== Problem ==
Transcribe the data in full and exactly, omitting any pictures.

+--

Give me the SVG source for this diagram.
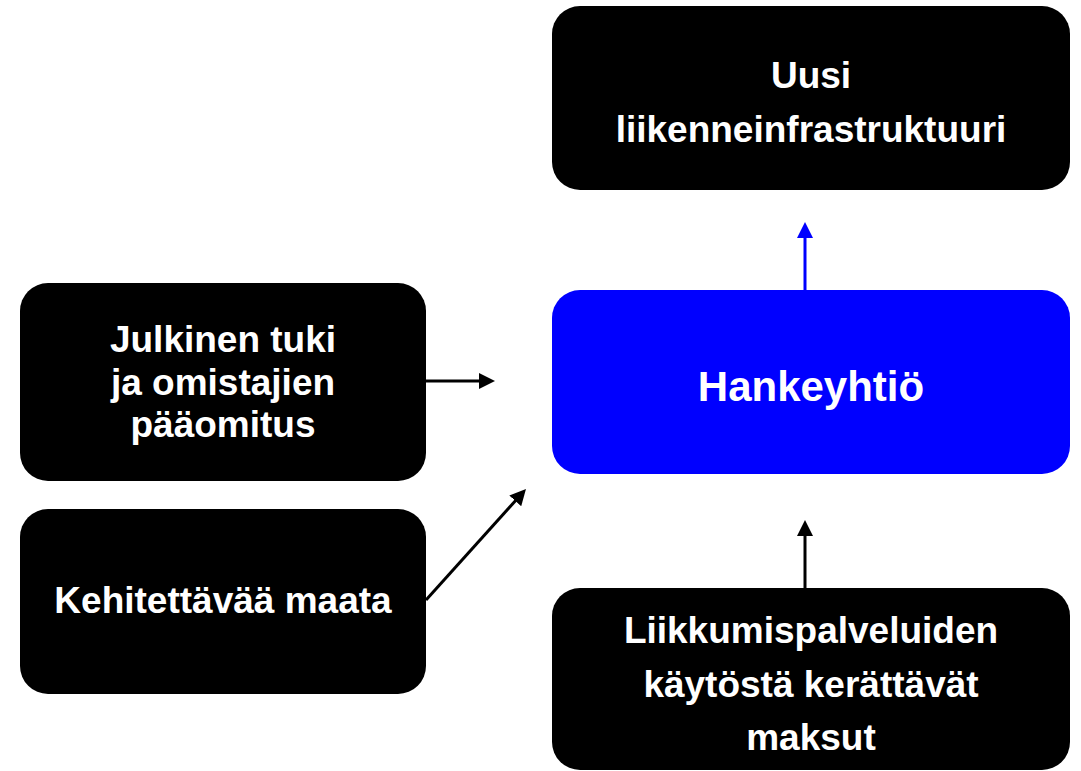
<svg xmlns="http://www.w3.org/2000/svg" width="1081" height="771" viewBox="0 0 1081 771">
  <style>
    .box { fill: #000000; }
    .blue { fill: #0000FF; }
    .t { font-family: "Liberation Sans", Arial, sans-serif; font-weight: bold; fill: #FFFFFF; text-anchor: middle; font-size: 37px; }
    .big { font-size: 42px; }
    .conn { stroke: #000000; stroke-width: 3; fill: none; }
    .connb { stroke: #0000FF; stroke-width: 3; fill: none; }
  </style>
  <defs>
    <marker id="ah" viewBox="0 0 16 16" refX="2" refY="8" markerWidth="16" markerHeight="16" markerUnits="userSpaceOnUse" orient="auto">
      <path d="M0,0 L16,8 L0,16 z" fill="#000000"/>
    </marker>
    <marker id="ahb" viewBox="0 0 16 16" refX="2" refY="8" markerWidth="16" markerHeight="16" markerUnits="userSpaceOnUse" orient="auto">
      <path d="M0,0 L16,8 L0,16 z" fill="#0000FF"/>
    </marker>
  </defs>

  <g id="connectors">
    <line class="connb" x1="805" y1="290" x2="805" y2="236" marker-end="url(#ahb)"/>
    <line class="conn" x1="805" y1="588" x2="805" y2="534" marker-end="url(#ah)"/>
    <line class="conn" x1="426" y1="381" x2="481" y2="381" marker-end="url(#ah)"/>
    <line class="conn" x1="426" y1="600" x2="516.6" y2="499.4" marker-end="url(#ah)"/>
  </g>

  <g id="node-infra">
    <rect class="box" x="552" y="6" width="518" height="184" rx="28" ry="28"/>
    <text class="t" x="811" y="88">Uusi</text>
    <text class="t" x="811" y="142">liikenneinfrastruktuuri</text>
  </g>

  <g id="node-hankeyhtio">
    <rect class="blue" x="552" y="290" width="518" height="184" rx="28" ry="28"/>
    <text class="t big" x="811" y="401">Hankeyhtiö</text>
  </g>

  <g id="node-julkinen">
    <rect class="box" x="20" y="283" width="406" height="198" rx="28" ry="28"/>
    <text class="t" x="223" y="352">Julkinen tuki</text>
    <text class="t" x="223" y="395">ja omistajien</text>
    <text class="t" x="223" y="437">pääomitus</text>
  </g>

  <g id="node-maata">
    <rect class="box" x="20" y="509" width="406" height="185" rx="28" ry="28"/>
    <text class="t" x="223" y="613">Kehitettävää maata</text>
  </g>

  <g id="node-maksut">
    <rect class="box" x="552" y="588" width="518" height="182" rx="28" ry="28"/>
    <text class="t" x="811" y="643">Liikkumispalveluiden</text>
    <text class="t" x="811" y="697">käytöstä kerättävät</text>
    <text class="t" x="811" y="750">maksut</text>
  </g>
</svg>
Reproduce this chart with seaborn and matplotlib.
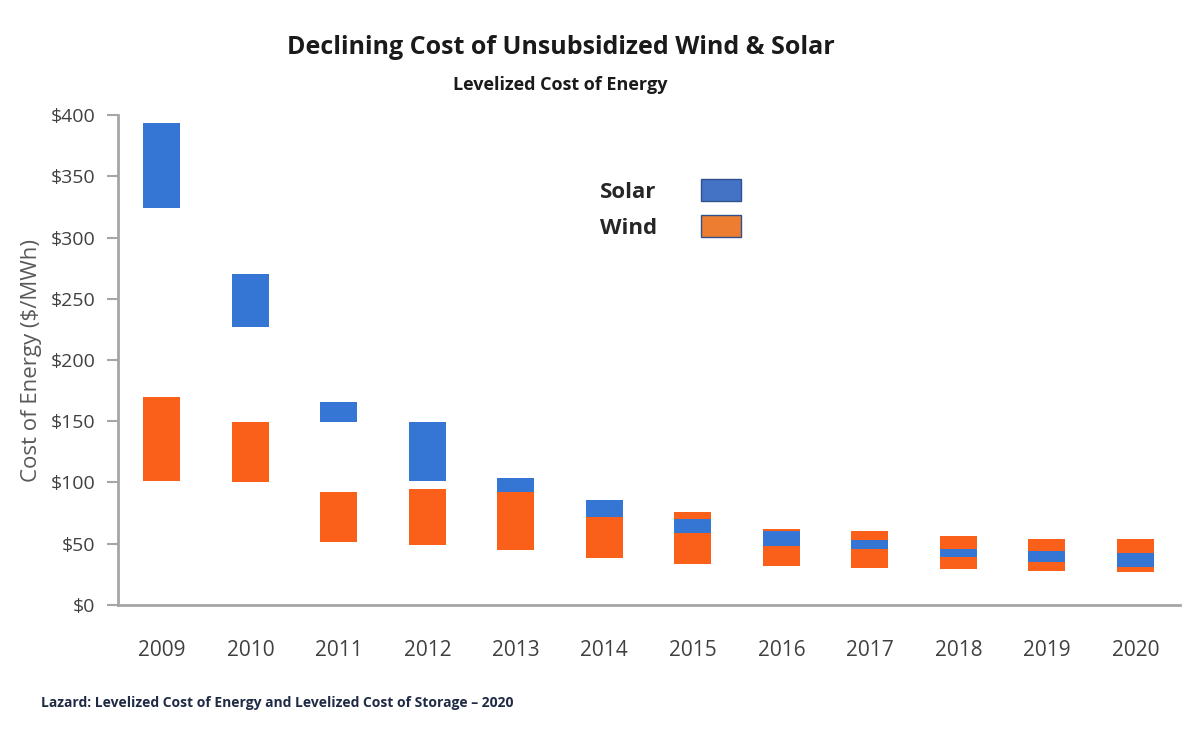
# Declining cost of unsubsidized wind & solar (Lazard LCOE ranges)
import matplotlib
matplotlib.use('Agg')
import matplotlib.pyplot as plt
import matplotlib.patches as mpatches
import seaborn as sns
import pandas as pd

years = ['2009', '2010', '2011', '2012', '2013', '2014',
         '2015', '2016', '2017', '2018', '2019', '2020']
solar_low = [324, 227, 149, 101, 92, 72, 59, 48, 46, 39, 35, 31]
solar_high = [394, 270, 166, 149, 104, 86, 70, 60, 53, 46, 44, 42]
wind_low = [101, 100, 51, 49, 45, 38, 33, 32, 30, 29, 28, 27]
wind_high = [170, 149, 92, 95, 95, 82, 76, 62, 60, 56, 54, 54]

solar = pd.DataFrame({'Year': years, 'low': solar_low,
                      'span': [h - l for h, l in zip(solar_high, solar_low)]})
wind = pd.DataFrame({'Year': years, 'low': wind_low,
                     'span': [h - l for h, l in zip(wind_high, wind_low)]})

sns.set_style('white')
plt.rcParams['font.family'] = ['Open Sans', 'DejaVu Sans']

fig = plt.figure(figsize=(12, 7.34), dpi=100)
ax = fig.add_axes([0.098, 0.176, 0.885, 0.667])

sns.barplot(data=wind, x='Year', y='span', bottom=wind['low'], color='#fa6019',
            saturation=1, width=0.42, linewidth=0, ax=ax, errorbar=None, zorder=2)
sns.barplot(data=solar, x='Year', y='span', bottom=solar['low'], color='#3575d3',
            saturation=1, width=0.42, linewidth=0, ax=ax, errorbar=None, zorder=3)

ax.set_ylim(0, 400)
ax.set_xlim(-0.5, 11.5)
ax.set_yticks(range(0, 401, 50))
ax.set_yticklabels([f'${v}' for v in range(0, 401, 50)])
ax.set_xlabel('')
ax.set_ylabel('Cost of Energy ($/MWh)', fontsize=16, color='#595959', labelpad=6)

for side in ['top', 'right']:
    ax.spines[side].set_visible(False)
for side in ['left', 'bottom']:
    ax.spines[side].set_color('#a6a6a6')
    ax.spines[side].set_linewidth(2)

ax.tick_params(axis='y', length=8, width=1.5, color='#a6a6a6', labelsize=14,
               labelcolor='#404040', left=True, pad=8)
ax.tick_params(axis='x', length=0, labelsize=15, labelcolor='#404040', pad=25)

handles = [mpatches.Patch(facecolor='#4472c4', edgecolor='#2f528f'),
           mpatches.Patch(facecolor='#ed7d31', edgecolor='#2f528f')]
ax.legend(handles, ['Solar', 'Wind'], markerfirst=False, frameon=False,
          loc='upper left', bbox_to_anchor=(0.435, 0.91),
          prop={'size': 16, 'weight': 'bold'}, handlelength=1.8,
          handleheight=1.15, handletextpad=2.0, labelspacing=0.55)

fig.text(0.467, 0.935, 'Declining Cost of Unsubsidized Wind & Solar',
         ha='center', va='center', fontsize=18, fontweight='bold', color='#1a1a1a')
fig.text(0.467, 0.884, 'Levelized Cost of Energy',
         ha='center', va='center', fontsize=13, fontweight='bold', color='#1a1a1a')
fig.text(0.034, 0.042, 'Lazard: Levelized Cost of Energy and Levelized Cost of Storage \u2013 2020',
         ha='left', va='center', fontsize=10, fontweight='bold', color='#1f2a44')

fig.savefig('out.png', dpi=100)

+--

== Solution to this exercise ==
Give me the SVG source for this diagram.
<svg xmlns="http://www.w3.org/2000/svg" width="1081" height="771" viewBox="0 0 1081 771">
  <style>
    .box { fill: #000000; }
    .blue { fill: #0000FF; }
    .t { font-family: "Liberation Sans", Arial, sans-serif; font-weight: bold; fill: #FFFFFF; text-anchor: middle; font-size: 37px; }
    .big { font-size: 42px; }
    .conn { stroke: #000000; stroke-width: 3; fill: none; }
    .connb { stroke: #0000FF; stroke-width: 3; fill: none; }
  </style>
  <defs>
    <marker id="ah" viewBox="0 0 16 16" refX="2" refY="8" markerWidth="16" markerHeight="16" markerUnits="userSpaceOnUse" orient="auto">
      <path d="M0,0 L16,8 L0,16 z" fill="#000000"/>
    </marker>
    <marker id="ahb" viewBox="0 0 16 16" refX="2" refY="8" markerWidth="16" markerHeight="16" markerUnits="userSpaceOnUse" orient="auto">
      <path d="M0,0 L16,8 L0,16 z" fill="#0000FF"/>
    </marker>
  </defs>

  <g id="connectors">
    <line class="connb" x1="805" y1="290" x2="805" y2="236" marker-end="url(#ahb)"/>
    <line class="conn" x1="805" y1="588" x2="805" y2="534" marker-end="url(#ah)"/>
    <line class="conn" x1="426" y1="381" x2="481" y2="381" marker-end="url(#ah)"/>
    <line class="conn" x1="426" y1="600" x2="516.6" y2="499.4" marker-end="url(#ah)"/>
  </g>

  <g id="node-infra">
    <rect class="box" x="552" y="6" width="518" height="184" rx="28" ry="28"/>
    <text class="t" x="811" y="88">Uusi</text>
    <text class="t" x="811" y="142">liikenneinfrastruktuuri</text>
  </g>

  <g id="node-hankeyhtio">
    <rect class="blue" x="552" y="290" width="518" height="184" rx="28" ry="28"/>
    <text class="t big" x="811" y="401">Hankeyhtiö</text>
  </g>

  <g id="node-julkinen">
    <rect class="box" x="20" y="283" width="406" height="198" rx="28" ry="28"/>
    <text class="t" x="223" y="352">Julkinen tuki</text>
    <text class="t" x="223" y="395">ja omistajien</text>
    <text class="t" x="223" y="437">pääomitus</text>
  </g>

  <g id="node-maata">
    <rect class="box" x="20" y="509" width="406" height="185" rx="28" ry="28"/>
    <text class="t" x="223" y="613">Kehitettävää maata</text>
  </g>

  <g id="node-maksut">
    <rect class="box" x="552" y="588" width="518" height="182" rx="28" ry="28"/>
    <text class="t" x="811" y="643">Liikkumispalveluiden</text>
    <text class="t" x="811" y="697">käytöstä kerättävät</text>
    <text class="t" x="811" y="750">maksut</text>
  </g>
</svg>
Reproduce this chart with seaborn and matplotlib.
# Declining cost of unsubsidized wind & solar (Lazard LCOE ranges)
import matplotlib
matplotlib.use('Agg')
import matplotlib.pyplot as plt
import matplotlib.patches as mpatches
import seaborn as sns
import pandas as pd

years = ['2009', '2010', '2011', '2012', '2013', '2014',
         '2015', '2016', '2017', '2018', '2019', '2020']
solar_low = [324, 227, 149, 101, 92, 72, 59, 48, 46, 39, 35, 31]
solar_high = [394, 270, 166, 149, 104, 86, 70, 60, 53, 46, 44, 42]
wind_low = [101, 100, 51, 49, 45, 38, 33, 32, 30, 29, 28, 27]
wind_high = [170, 149, 92, 95, 95, 82, 76, 62, 60, 56, 54, 54]

solar = pd.DataFrame({'Year': years, 'low': solar_low,
                      'span': [h - l for h, l in zip(solar_high, solar_low)]})
wind = pd.DataFrame({'Year': years, 'low': wind_low,
                     'span': [h - l for h, l in zip(wind_high, wind_low)]})

sns.set_style('white')
plt.rcParams['font.family'] = ['Open Sans', 'DejaVu Sans']

fig = plt.figure(figsize=(12, 7.34), dpi=100)
ax = fig.add_axes([0.098, 0.176, 0.885, 0.667])

sns.barplot(data=wind, x='Year', y='span', bottom=wind['low'], color='#fa6019',
            saturation=1, width=0.42, linewidth=0, ax=ax, errorbar=None, zorder=2)
sns.barplot(data=solar, x='Year', y='span', bottom=solar['low'], color='#3575d3',
            saturation=1, width=0.42, linewidth=0, ax=ax, errorbar=None, zorder=3)

ax.set_ylim(0, 400)
ax.set_xlim(-0.5, 11.5)
ax.set_yticks(range(0, 401, 50))
ax.set_yticklabels([f'${v}' for v in range(0, 401, 50)])
ax.set_xlabel('')
ax.set_ylabel('Cost of Energy ($/MWh)', fontsize=16, color='#595959', labelpad=6)

for side in ['top', 'right']:
    ax.spines[side].set_visible(False)
for side in ['left', 'bottom']:
    ax.spines[side].set_color('#a6a6a6')
    ax.spines[side].set_linewidth(2)

ax.tick_params(axis='y', length=8, width=1.5, color='#a6a6a6', labelsize=14,
               labelcolor='#404040', left=True, pad=8)
ax.tick_params(axis='x', length=0, labelsize=15, labelcolor='#404040', pad=25)

handles = [mpatches.Patch(facecolor='#4472c4', edgecolor='#2f528f'),
           mpatches.Patch(facecolor='#ed7d31', edgecolor='#2f528f')]
ax.legend(handles, ['Solar', 'Wind'], markerfirst=False, frameon=False,
          loc='upper left', bbox_to_anchor=(0.435, 0.91),
          prop={'size': 16, 'weight': 'bold'}, handlelength=1.8,
          handleheight=1.15, handletextpad=2.0, labelspacing=0.55)

fig.text(0.467, 0.935, 'Declining Cost of Unsubsidized Wind & Solar',
         ha='center', va='center', fontsize=18, fontweight='bold', color='#1a1a1a')
fig.text(0.467, 0.884, 'Levelized Cost of Energy',
         ha='center', va='center', fontsize=13, fontweight='bold', color='#1a1a1a')
fig.text(0.034, 0.042, 'Lazard: Levelized Cost of Energy and Levelized Cost of Storage \u2013 2020',
         ha='left', va='center', fontsize=10, fontweight='bold', color='#1f2a44')

fig.savefig('out.png', dpi=100)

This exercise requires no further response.